### TASK PROMPT
Without the pictures, print the lines running from the beginning of the material to the line containing "plt.rcParams['lines.scale_dashes'] = False", both ends included.

##############################

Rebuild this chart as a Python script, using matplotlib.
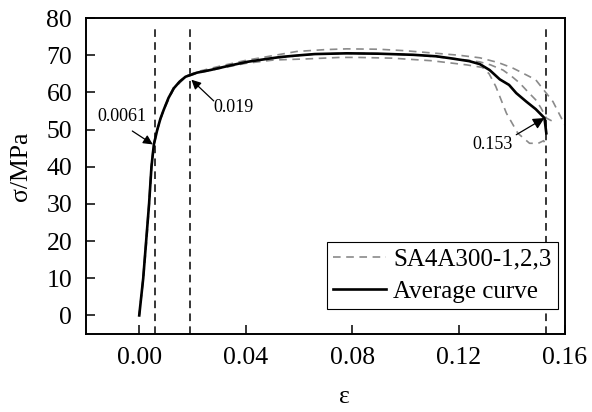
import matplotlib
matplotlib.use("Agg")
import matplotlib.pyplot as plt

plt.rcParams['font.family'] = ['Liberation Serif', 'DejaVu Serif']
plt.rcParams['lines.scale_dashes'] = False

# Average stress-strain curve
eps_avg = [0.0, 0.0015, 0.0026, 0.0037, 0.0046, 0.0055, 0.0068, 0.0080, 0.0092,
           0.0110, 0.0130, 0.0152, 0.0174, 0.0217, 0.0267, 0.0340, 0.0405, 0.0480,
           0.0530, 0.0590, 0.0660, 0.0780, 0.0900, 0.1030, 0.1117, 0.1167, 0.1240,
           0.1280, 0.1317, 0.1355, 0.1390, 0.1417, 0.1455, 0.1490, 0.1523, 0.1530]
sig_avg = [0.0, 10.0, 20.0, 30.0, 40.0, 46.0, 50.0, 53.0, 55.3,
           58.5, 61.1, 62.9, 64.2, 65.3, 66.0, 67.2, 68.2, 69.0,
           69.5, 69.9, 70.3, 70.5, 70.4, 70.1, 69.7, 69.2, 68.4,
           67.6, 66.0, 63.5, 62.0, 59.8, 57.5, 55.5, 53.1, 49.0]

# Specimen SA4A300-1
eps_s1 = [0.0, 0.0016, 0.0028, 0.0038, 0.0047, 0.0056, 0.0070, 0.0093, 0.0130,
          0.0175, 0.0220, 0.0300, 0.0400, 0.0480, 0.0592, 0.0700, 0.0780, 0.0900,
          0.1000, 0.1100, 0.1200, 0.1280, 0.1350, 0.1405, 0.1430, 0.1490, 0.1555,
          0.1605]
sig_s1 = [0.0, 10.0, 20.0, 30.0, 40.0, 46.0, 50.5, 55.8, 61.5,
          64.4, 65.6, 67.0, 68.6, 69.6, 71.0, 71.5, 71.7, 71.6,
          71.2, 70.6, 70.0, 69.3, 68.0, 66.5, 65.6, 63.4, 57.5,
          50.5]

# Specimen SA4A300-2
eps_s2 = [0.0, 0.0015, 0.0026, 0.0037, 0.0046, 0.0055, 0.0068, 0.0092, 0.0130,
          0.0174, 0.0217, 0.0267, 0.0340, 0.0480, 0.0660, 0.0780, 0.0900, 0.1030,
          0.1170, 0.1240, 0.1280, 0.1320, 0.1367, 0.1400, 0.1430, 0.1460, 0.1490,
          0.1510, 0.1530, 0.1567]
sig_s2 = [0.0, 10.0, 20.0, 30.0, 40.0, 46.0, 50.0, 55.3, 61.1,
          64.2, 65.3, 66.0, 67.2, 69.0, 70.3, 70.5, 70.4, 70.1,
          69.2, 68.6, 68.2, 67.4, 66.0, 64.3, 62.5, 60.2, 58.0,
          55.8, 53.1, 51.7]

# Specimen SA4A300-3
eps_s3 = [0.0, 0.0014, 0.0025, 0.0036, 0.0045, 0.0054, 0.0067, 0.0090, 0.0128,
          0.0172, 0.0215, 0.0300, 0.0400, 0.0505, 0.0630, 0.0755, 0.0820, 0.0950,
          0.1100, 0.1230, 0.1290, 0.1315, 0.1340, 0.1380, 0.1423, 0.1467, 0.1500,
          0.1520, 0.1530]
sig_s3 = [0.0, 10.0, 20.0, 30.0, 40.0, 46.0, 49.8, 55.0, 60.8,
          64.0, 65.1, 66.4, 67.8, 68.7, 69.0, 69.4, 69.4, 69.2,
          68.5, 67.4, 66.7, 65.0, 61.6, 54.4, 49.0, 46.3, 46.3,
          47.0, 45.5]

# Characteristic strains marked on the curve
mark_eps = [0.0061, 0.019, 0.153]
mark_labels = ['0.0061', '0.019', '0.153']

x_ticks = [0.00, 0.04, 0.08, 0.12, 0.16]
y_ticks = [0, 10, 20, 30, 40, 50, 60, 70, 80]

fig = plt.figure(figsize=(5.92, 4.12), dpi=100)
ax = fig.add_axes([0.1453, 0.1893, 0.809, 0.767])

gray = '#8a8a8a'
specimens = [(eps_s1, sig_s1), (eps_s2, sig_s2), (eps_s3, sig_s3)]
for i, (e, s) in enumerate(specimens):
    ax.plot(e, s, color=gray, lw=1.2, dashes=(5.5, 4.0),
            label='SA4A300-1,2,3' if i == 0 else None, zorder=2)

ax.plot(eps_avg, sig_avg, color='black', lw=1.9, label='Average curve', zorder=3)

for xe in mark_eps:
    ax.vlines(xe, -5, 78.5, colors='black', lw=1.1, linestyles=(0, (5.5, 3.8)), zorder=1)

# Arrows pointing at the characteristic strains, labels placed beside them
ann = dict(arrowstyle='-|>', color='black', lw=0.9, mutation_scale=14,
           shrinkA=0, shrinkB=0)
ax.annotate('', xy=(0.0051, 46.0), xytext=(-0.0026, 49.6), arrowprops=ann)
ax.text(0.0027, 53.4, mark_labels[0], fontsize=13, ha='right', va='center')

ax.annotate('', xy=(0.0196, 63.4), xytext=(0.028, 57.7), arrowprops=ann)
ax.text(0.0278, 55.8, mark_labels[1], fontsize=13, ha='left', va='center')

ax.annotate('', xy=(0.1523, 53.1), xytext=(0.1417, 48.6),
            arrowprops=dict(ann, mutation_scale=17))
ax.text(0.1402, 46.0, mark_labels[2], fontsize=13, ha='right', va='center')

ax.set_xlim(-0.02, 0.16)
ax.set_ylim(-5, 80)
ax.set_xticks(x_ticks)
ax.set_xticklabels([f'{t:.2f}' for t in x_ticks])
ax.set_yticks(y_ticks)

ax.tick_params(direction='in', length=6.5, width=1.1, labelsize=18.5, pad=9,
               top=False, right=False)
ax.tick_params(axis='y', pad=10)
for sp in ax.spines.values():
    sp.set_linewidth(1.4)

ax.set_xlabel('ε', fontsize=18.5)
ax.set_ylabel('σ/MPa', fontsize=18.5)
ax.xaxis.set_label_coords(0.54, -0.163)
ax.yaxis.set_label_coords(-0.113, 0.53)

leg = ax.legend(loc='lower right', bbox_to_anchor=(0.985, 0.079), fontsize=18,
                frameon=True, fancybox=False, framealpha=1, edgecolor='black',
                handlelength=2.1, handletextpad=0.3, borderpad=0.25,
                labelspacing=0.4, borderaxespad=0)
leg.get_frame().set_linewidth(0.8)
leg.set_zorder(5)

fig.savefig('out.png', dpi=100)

##############################

### RESULT
Rebuild this chart as a Python script, using matplotlib.
import matplotlib
matplotlib.use("Agg")
import matplotlib.pyplot as plt

plt.rcParams['font.family'] = ['Liberation Serif', 'DejaVu Serif']
plt.rcParams['lines.scale_dashes'] = False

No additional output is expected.